→ **Stated goal**
Below are the records. Count the lines containing the string "this", and reply with the number alone.

→ **Available data**
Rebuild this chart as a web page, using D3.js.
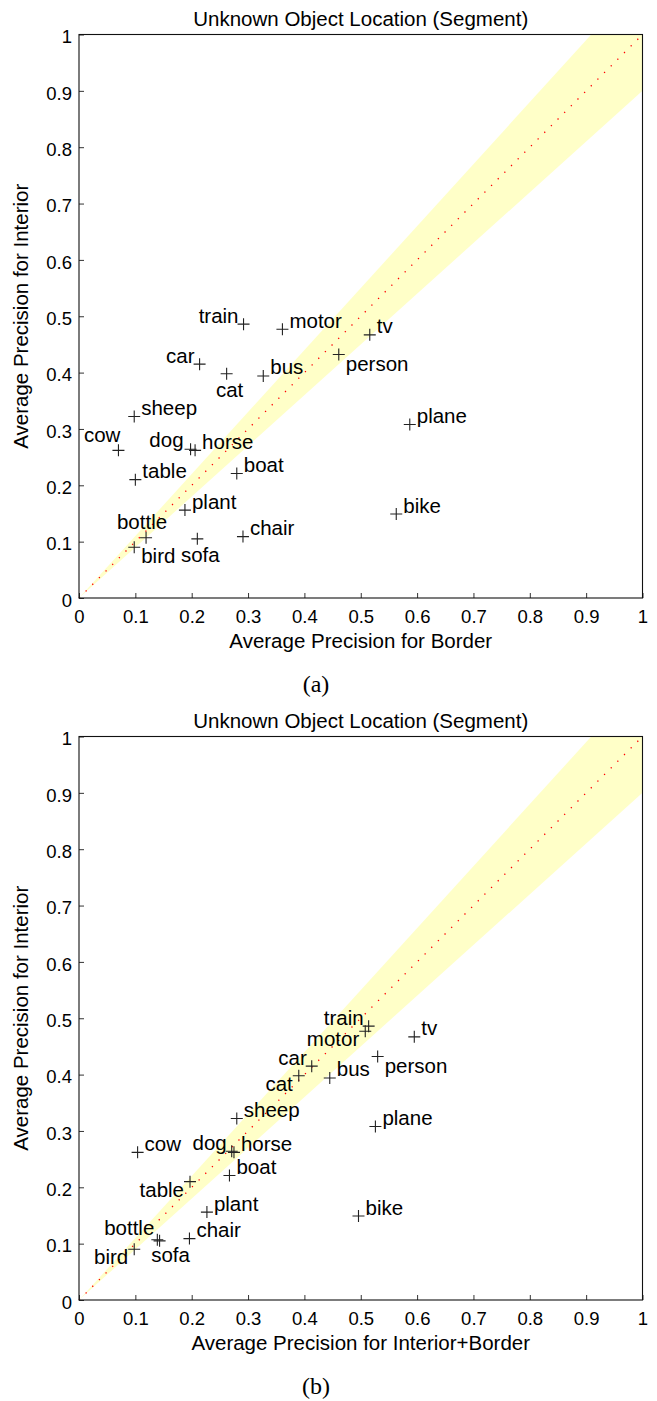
---
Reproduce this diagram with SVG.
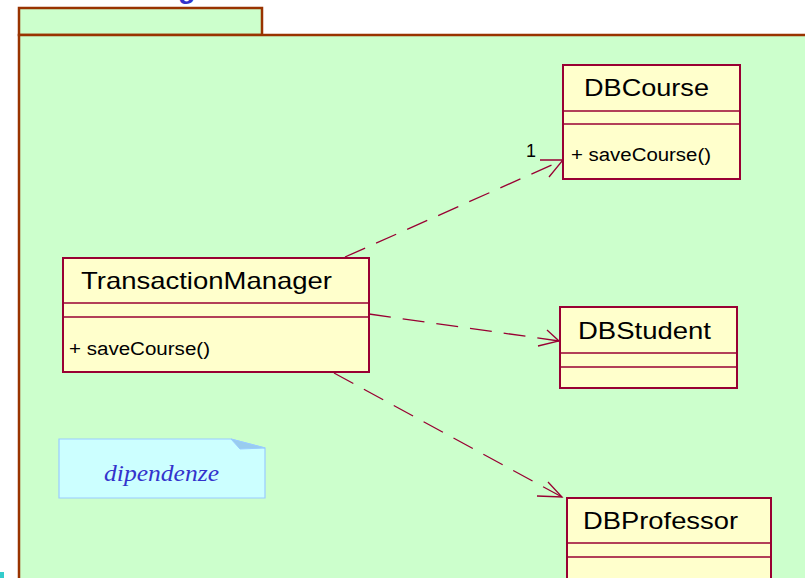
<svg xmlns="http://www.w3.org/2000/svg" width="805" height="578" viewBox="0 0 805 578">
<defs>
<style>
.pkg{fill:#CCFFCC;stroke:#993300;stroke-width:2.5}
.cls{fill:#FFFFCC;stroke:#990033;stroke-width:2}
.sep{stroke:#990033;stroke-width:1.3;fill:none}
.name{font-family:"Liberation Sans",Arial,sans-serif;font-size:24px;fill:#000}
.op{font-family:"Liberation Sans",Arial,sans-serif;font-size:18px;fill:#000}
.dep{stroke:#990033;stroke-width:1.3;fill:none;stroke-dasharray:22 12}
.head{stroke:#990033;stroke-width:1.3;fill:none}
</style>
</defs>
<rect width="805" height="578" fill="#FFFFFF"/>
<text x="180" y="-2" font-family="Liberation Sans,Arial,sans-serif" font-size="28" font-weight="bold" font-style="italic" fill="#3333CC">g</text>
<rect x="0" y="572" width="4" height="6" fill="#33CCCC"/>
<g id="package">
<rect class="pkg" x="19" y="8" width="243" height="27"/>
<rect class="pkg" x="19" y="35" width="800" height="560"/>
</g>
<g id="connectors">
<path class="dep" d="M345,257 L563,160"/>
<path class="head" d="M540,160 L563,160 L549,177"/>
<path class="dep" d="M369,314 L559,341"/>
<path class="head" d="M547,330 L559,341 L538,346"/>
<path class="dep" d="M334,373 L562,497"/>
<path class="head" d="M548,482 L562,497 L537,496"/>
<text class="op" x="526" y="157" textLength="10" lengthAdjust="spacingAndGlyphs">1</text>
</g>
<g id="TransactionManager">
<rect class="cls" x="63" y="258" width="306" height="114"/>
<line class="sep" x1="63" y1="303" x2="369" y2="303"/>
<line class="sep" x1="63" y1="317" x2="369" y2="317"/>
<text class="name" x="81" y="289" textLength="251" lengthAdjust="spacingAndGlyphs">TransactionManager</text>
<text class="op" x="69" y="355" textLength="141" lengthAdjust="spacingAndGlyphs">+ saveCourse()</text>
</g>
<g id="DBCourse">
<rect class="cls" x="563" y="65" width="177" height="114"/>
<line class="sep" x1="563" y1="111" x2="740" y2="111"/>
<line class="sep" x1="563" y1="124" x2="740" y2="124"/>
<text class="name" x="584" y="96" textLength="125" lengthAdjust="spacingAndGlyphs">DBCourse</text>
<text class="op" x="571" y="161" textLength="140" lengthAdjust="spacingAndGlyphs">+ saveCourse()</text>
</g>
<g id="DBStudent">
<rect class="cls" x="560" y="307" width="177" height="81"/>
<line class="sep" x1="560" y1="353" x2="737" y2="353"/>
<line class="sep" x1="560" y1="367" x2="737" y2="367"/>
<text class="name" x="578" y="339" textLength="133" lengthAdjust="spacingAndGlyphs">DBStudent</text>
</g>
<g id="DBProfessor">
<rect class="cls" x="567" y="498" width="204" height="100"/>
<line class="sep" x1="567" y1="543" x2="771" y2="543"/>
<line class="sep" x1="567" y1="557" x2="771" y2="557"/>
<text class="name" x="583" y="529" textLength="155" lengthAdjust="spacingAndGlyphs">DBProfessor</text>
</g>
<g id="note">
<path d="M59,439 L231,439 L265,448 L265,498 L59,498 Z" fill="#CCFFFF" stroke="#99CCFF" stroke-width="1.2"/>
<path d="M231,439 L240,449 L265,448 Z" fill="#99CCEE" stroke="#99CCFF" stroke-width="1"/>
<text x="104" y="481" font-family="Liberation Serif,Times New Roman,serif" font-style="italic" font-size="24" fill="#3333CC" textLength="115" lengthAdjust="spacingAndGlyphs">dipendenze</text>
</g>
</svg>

→ **The result**
2